In March, 2013, the Venezuelan government announced a new auction-based currency transaction program referred to as SICAD1. SICAD1 allows entities in specific sectors to bid for U.S. dollars to be used for specified import transactions, with the minimum exchange rate to be offered being 6.3 bolivars to the U.S. dollar. As of January 3, 2015, the published SICAD1 rate offered was 12.0 bolivars to the U.S. dollar and availability of U.S. dollars at either exchange rate continues to be limited.

In January, 2014, the Venezuelan government announced the expansion of the SICAD1 auction program to prospective dividends and royalties and new profit margin controls. As the Company's Venezuelan subsidiary declares dividends or pays royalties in the future, based on the availability of U.S. dollars exchanged under the SICAD1 program, the realized exchange losses on payments made in U.S. dollars would be recognized in earnings. On profit margin controls, the Company continues to ensure the Company is complying with the requirements.

In February 2014, the Venezuelan government announced plans to launch a third foreign exchange mechanism, known as SICAD2, which became operational on March 24, 2014. SICAD2 relies on U.S. dollar cash and U.S. dollar denominated bonds offered by the Venezuelan Central Bank, PDVSA (the national oil and gas company) and private companies. The Venezuelan government has allowed that all industry sectors will be able to access SICAD2 and has indicated that its use will not be restricted as to purpose. As of January 3, 2015, the published SICAD2 rate was 51.0 bolivars to the U.S. dollar.

In February 2015, the Venezuelan government announced plans to launch a new foreign exchange mechanism, known as SIMADI, which is expected to become operational in 2015. The SIMADI exchange mechanism, which will replace SICAD2, has been reported to be an open market in which rates will be determined based on supply and demand.

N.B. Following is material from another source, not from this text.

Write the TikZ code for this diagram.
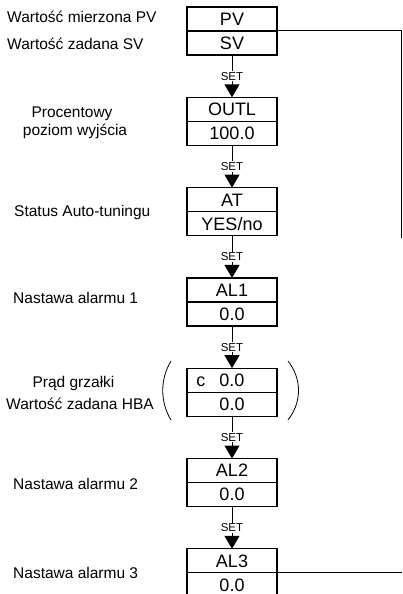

In light of the current difficult macroeconomic environment in Venezuela, the Company continues to monitor and actively manage its investment and exposures in Venezuela. The Company's Venezuelan business does not rely heavily on imports and when items are imported, they are largely exchanged at the CENCOEX rate. As of January 3, 2015 the Company translated its Venezuelan subsidiary's financial statements to U.S. dollars using the CENCOEX exchange rate. The Company will continue to monitor local conditions, the continued ability to obtain U.S. dollars at the CENCOEX exchange rate, and the use, if applicable, of the SICAD1, SICAD2 or SIMADI, once operational, mechanisms to determine the appropriate rate for translation. For fiscal year 2014, Venezuela represented approximately 2% of total net sales and 5% of total operating profit. As of January 3, 2015, the Company's net monetary assets denominated in the Venezuelan bolivar were approximately $100 million in U.S. dollars applying the CENCOEX exchange rate.

If the CENCOEX exchange rate were to devalue further or if the currently less favorable SICAD1 exchange rate were extended to apply to a greater portion of the Company's net monetary assets in Venezuela, the Company could recognize a devaluation charge in earnings. The Company continues to monitor the currency developments in Venezuela and take protective measures against currency devaluation which may include converting monetary assets into non-monetary assets which the Company can use in its business.